Bunting’s anniversaries
6 January 2014 by Infinite Ideas in Basil Bunting and A strong song tows us
by Richard Burton, author of A strong song tows us
Mark Ford, in his review of A Strong Song Tows Us in The Guardian, makes a connection that I haven’t seen anywhere else. “Of course,” he writes, “this biography has been written because in 1965 Bunting published Briggflatts, considered one of the greatest poems of the century.” Strangely enough it had never occurred to me that there was a semicentennial coming up but there’s no doubt that there is. Actually Ford is a little premature. The poem wasn’t published until the January 1966 edition of Poetry and didn’t appear in book form until the following summer, when Stuart Montgomery’s Fulcrum Press published it. But the first reading of Briggflatts was at the Morden Tower in Newcastle-upon-Tyne on 22 December 1965, so that allows us to claim an anniversary in 2015. A Strong Song Tows Us has had an odd relationship with Bunting’s anniversaries. I first introduced the idea of a biography of Bunting to the then publisher of his poetry, Oxford University Press, in 1995. The obvious publication date would have been 2000, the anniversary of his birth, but OUP weren’t interested and I shelved the project. And then Keith Alldritt’s imaginative reconstruction of Bunting’s life came out in 1998 and, in my view, did more damage than good to Bunting’s reputation.
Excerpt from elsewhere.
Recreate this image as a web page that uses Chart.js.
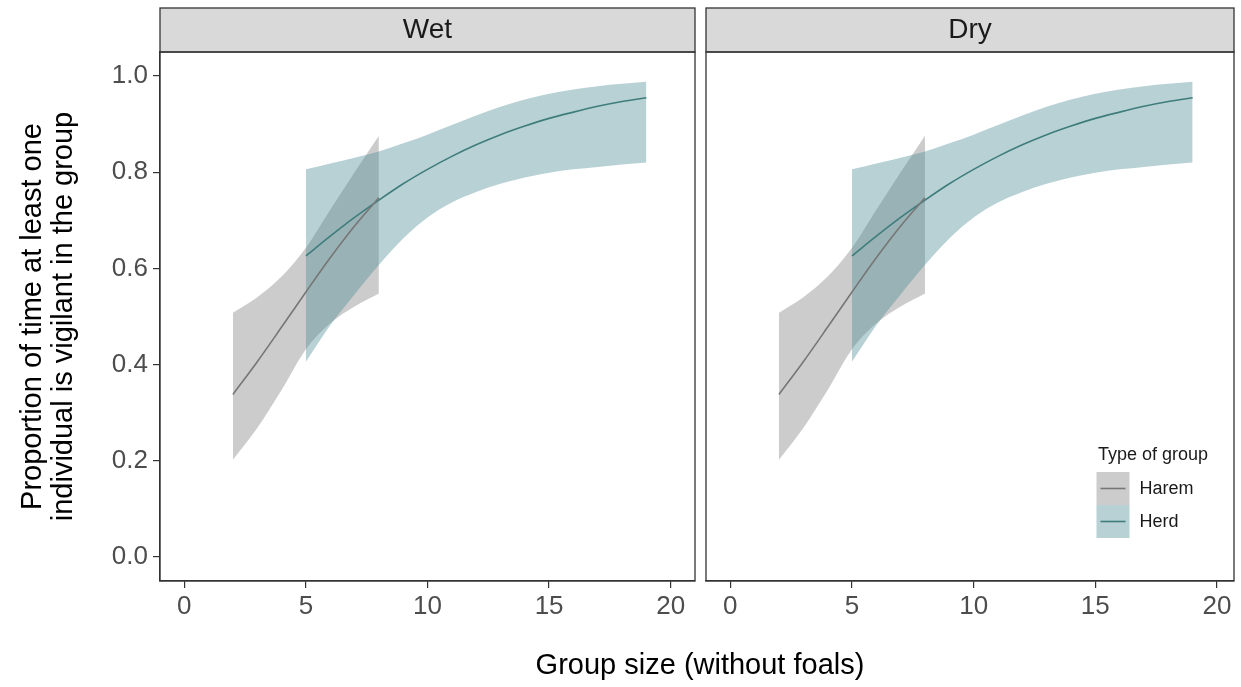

In March this year I noticed another anniversary just as I was finishing the manuscript and putting the final touches to the introduction. I realised that it was 100 years to the month since Bunting stood in the Quaker burial ground in Brigflatts for the first time. In some ways that is the most important anniversary of all. As I wrote in A Strong Song Tows Us, it wasn’t just Brigflatts’ sprit of place that buoyed Bunting up through his tumultuous life. The clink of its stonemason’s chisel shaped his art. Meditation in the Quaker meeting house shaped his philosophy. His love for the stonemason’s young daughter, Peggy Greenbank, stayed alive through fifty years of separation.
Faber’s forthcoming edition of Bunting’s Complete Poems in 2015 will mark the 50th anniversary of Briggflatts’ appearance and will raise the profile of this extraordinarily neglected poet. It’s a shame it’s at least 75 years too late. We can blame T. S. Eliot for that.